Is Jane’s Addiction song ‘Three Days’ the most overlooked guitar performance of all time?

Prominent guitar performances like those in ‘All Along the Watchtower’, ‘Stairway to Heaven’, and Slash’s signature riffs on ‘Sweet Child o’ Mine’ are known even to those who aren’t necessarily rock or music lovers. However, because these classics have dominated the mainstream with their catchy appeal to people from all walks of life, other truly accomplished and more artful fretboard moments often go unnoticed. A clear example of this is the intricate guitar work found on Jane’s Addiction’s ‘Three Days’.

Most rock guitarists know the name Dave Navarro, often due to his work with the influential Californian alt-metal band Jane’s Addiction or his ill-fated stint with Red Hot Chili Peppers, which produced the album ‘One Hot Minute’. Despite what many ‘fans’ regurgitating popular opinion might say, ‘One Hot Minute’ is actually one of their best. Outside the realm of guitar aficionados, Navarro is perhaps most famous for being the tattooed and pierced stud who was briefly married to Carmen Electra.

Let’s be clear, though: Navarro is a pioneering six-string virtuoso. Fusing rock swagger and searing metal technique with a distinctly gothic, almost post-punk atmosphere, he became one of the most venerable guitarists of the 1980s and early 1990s. His dynamism and unique approach blended sounds that many had previously considered antithetical. Able to evoke both a heady psychedelic daze and an ominous sense of dread within the same track, his profoundly expressionist style, which leaves no stone unturned, has produced numerous classic moments.

Navarro was always the ultimate postmodern player in many ways, given his dedication to not being boxed in by specific sounds. This is typified by the range encompassed by his highlights reel, from the energetic funk of ‘Been Caught Stealing’ – one of Jane’s Addiction’s best-loved tracks – to that of the chugging, muscular nature of the ‘Mountain Song’. Despite being completely different, these two cuts fit seamlessly within the band’s oeuvre and Navarro’s back catalogue.

The track that defines the elemental force of Navarro’s playing most clearly is the sprawling epic ‘Three Days’ from Jane’s Addiction’s 1990 masterpiece, Ritual de lo Habitual. It’s a three-part song of nearly 11 minutes that meditates on the cycle of life and death. It was inspired by Xiola Blue, the late friend of vocalist Perry Farrell, who spent three days with him and his partner Casey Niccoli in a haze of sex and narcotics before later tragically dying at just 18 from a heroin overdose. It was penned before her death.

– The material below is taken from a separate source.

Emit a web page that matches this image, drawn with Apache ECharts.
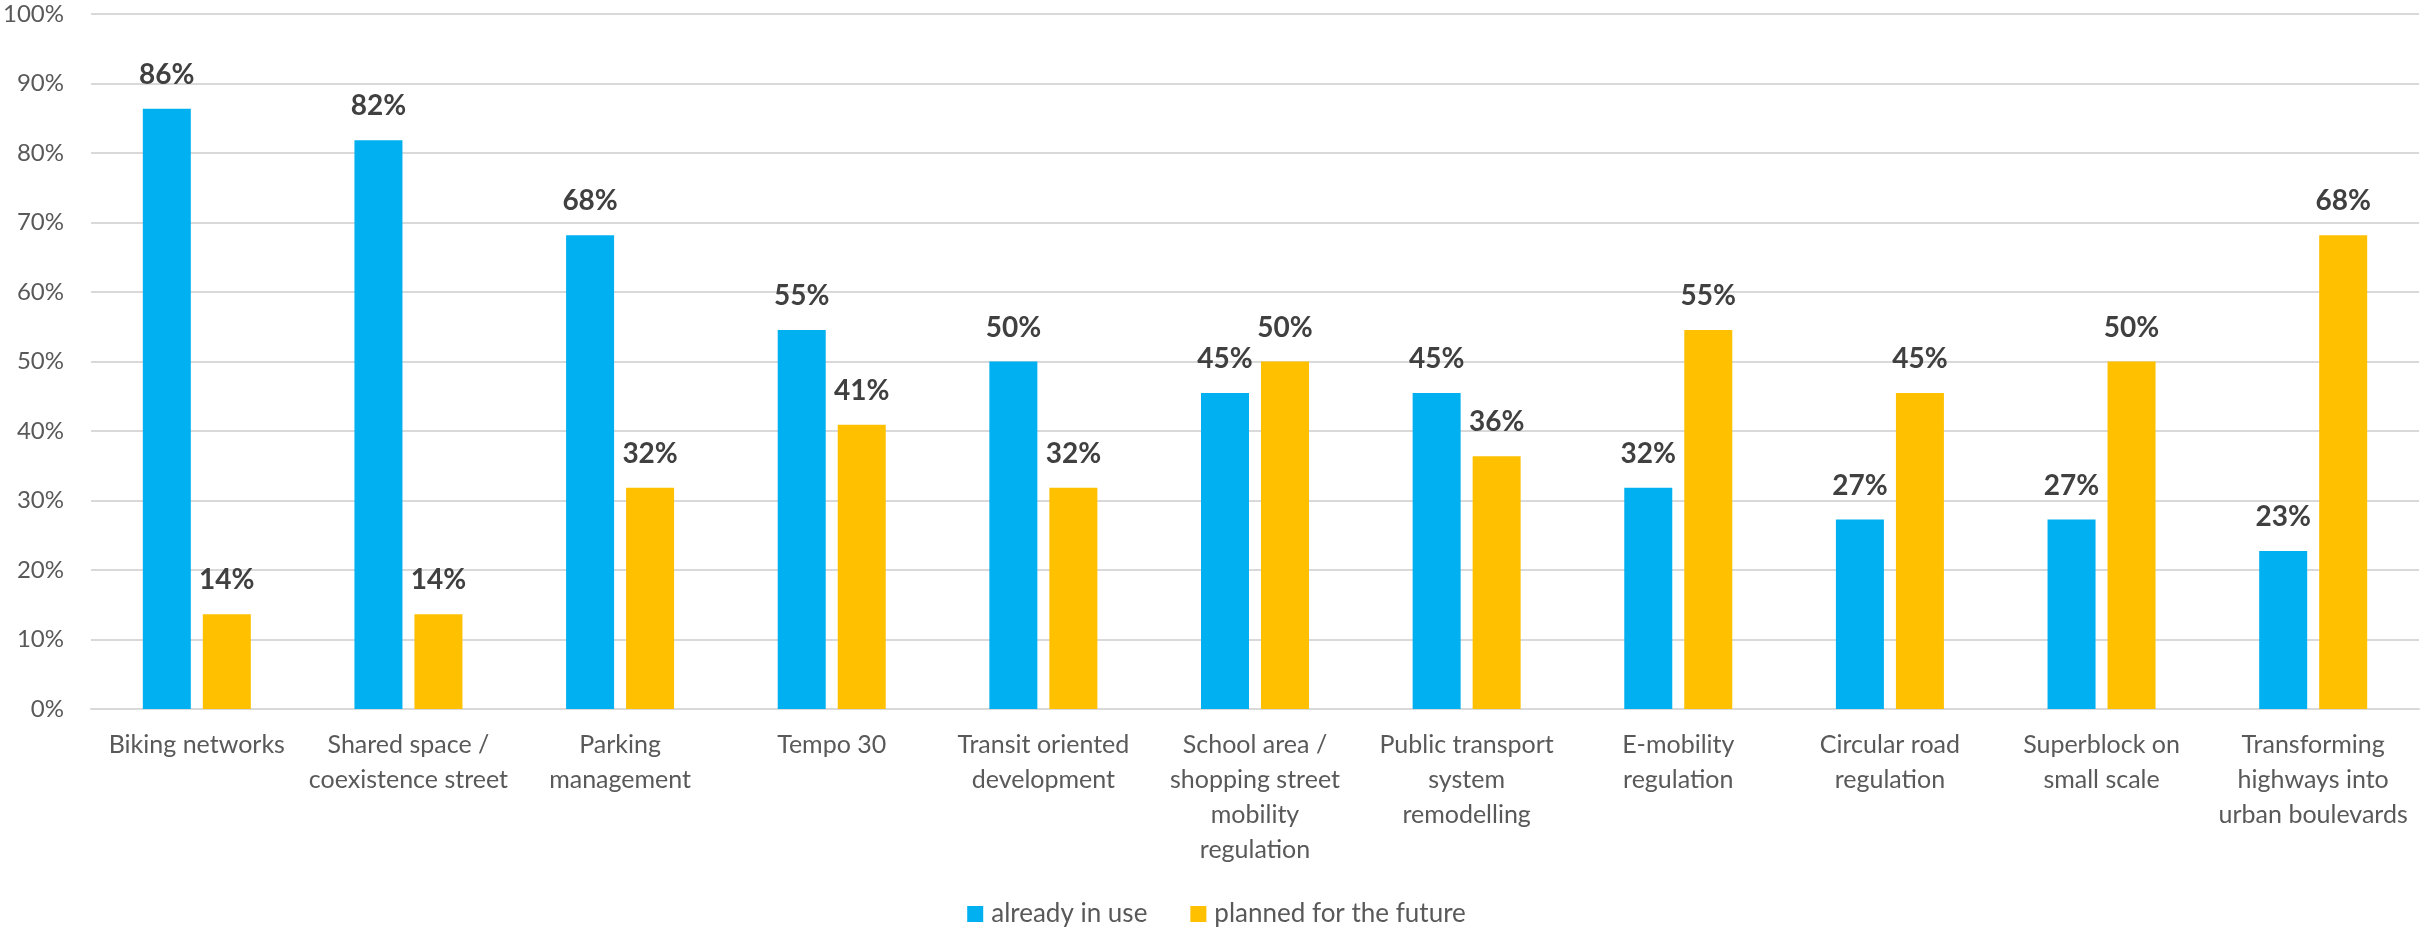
<!DOCTYPE html>
<html>
<head>
<meta charset="utf-8">
<script src="https://cdn.jsdelivr.net/npm/echarts@6/dist/echarts.min.js"></script>
<style>
html,body{margin:0;padding:0;background:#fff;}
#chart{width:2433px;height:930px;}
</style>
</head>
<body>
<div id="chart"></div>
<script>
const categories = [
  "Biking networks",
  "Shared space /\ncoexistence street",
  "Parking\nmanagement",
  "Tempo 30",
  "Transit oriented\ndevelopment",
  "School area /\nshopping street\nmobility\nregulation",
  "Public transport\nsystem\nremodelling",
  "E-mobility\nregulation",
  "Circular road\nregulation",
  "Superblock on\nsmall scale",
  "Transforming\nhighways into\nurban boulevards"
];
const alreadyInUse = [86.36, 81.82, 68.18, 54.55, 50.0, 45.45, 45.45, 31.82, 27.27, 27.27, 22.73];
const plannedForFuture = [13.64, 13.64, 31.82, 40.91, 31.82, 50.0, 36.36, 54.55, 45.45, 50.0, 68.18];
const seriesNames = ["already in use", "planned for the future"];
const yTickMax = 100;
const yTickStep = 10;

const FONT = "Lato, 'Noto Sans', sans-serif";
const chart = echarts.init(document.getElementById('chart'), null, {renderer: 'canvas'});
const labelCfg = {
  show: true,
  position: 'top',
  distance: 20,
  fontFamily: FONT,
  fontWeight: 'bold',
  fontSize: 28,
  color: '#404040',
  formatter: p => Math.round(p.value) + '%'
};
chart.setOption({
  animation: false,
  backgroundColor: '#ffffff',
  textStyle: {fontFamily: FONT},
  grid: {left: 90, right: 14, top: 14, bottom: 221, containLabel: false},
  legend: {
    data: seriesNames,
    top: 896,
    left: 'center',
    itemWidth: 16,
    itemHeight: 16,
    itemGap: 43,
    icon: 'rect',
    textStyle: {fontFamily: FONT, fontSize: 26, color: '#595959', padding: [0, 0, 0, 3]}
  },
  xAxis: {
    type: 'category',
    data: categories,
    axisLine: {show: true, lineStyle: {color: '#D9D9D9', width: 2}},
    axisTick: {show: false},
    axisLabel: {
      interval: 0,
      margin: 18,
      fontFamily: FONT,
      fontSize: 25,
      lineHeight: 35,
      color: '#595959',
      verticalAlign: 'top'
    }
  },
  yAxis: {
    type: 'value',
    min: 0,
    max: yTickMax,
    interval: yTickStep,
    axisLine: {show: false},
    axisTick: {show: false},
    splitLine: {lineStyle: {color: '#D9D9D9', width: 2}},
    axisLabel: {
      margin: 27,
      fontFamily: FONT,
      fontSize: 24,
      color: '#595959',
      formatter: v => v + '%'
    }
  },
  series: [
    {
      name: seriesNames[0],
      type: 'bar',
      data: alreadyInUse,
      barWidth: 48,
      barGap: '25%',
      itemStyle: {color: '#00B0F0'},
      label: labelCfg
    },
    {
      name: seriesNames[1],
      type: 'bar',
      data: plannedForFuture,
      barWidth: 48,
      barGap: '25%',
      itemStyle: {color: '#FFC000'},
      label: labelCfg
    }
  ]
});
</script>
</body>
</html>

A truly narcotic listening experience, augmented by the surreal, poetic lyrics tinged by intrigue, the music brings the words to life with its constantly shifting nature and the intoxicating metallic spin on psychedelia. All four band members are exceptional in the song, with bassist Eric Avery and drummer Stephen Perkins ballasting the entire complex structure, but Navarro leads the charge. Whether it is the dark picking pattern that opens the track, the rich strums that keep it moving with its fluid, shimmering chorus effect, or the full-bodied metallic chugs that pierce the mix later on, throughout ‘Three Days’, Navarro provides an absolute masterclass in guitar playing, and thinking outside of the box.

Not only does he exhibit almost every trick in the guitarist’s arsenal, but his powerful solos, which are perfectly executed and precisely the right length, provide iridescent bursts of energy that counterbalance the darkness and somehow echo the climaxes of the sexual abandon that Farrell discusses. It’s virtuosic but artful, a line few have straddled so successfully. It might be a cult classic for rock and metal lovers, but ‘Three Days’ is one of the most criminally overlooked guitar performances ever. Dave Navarro is a genius.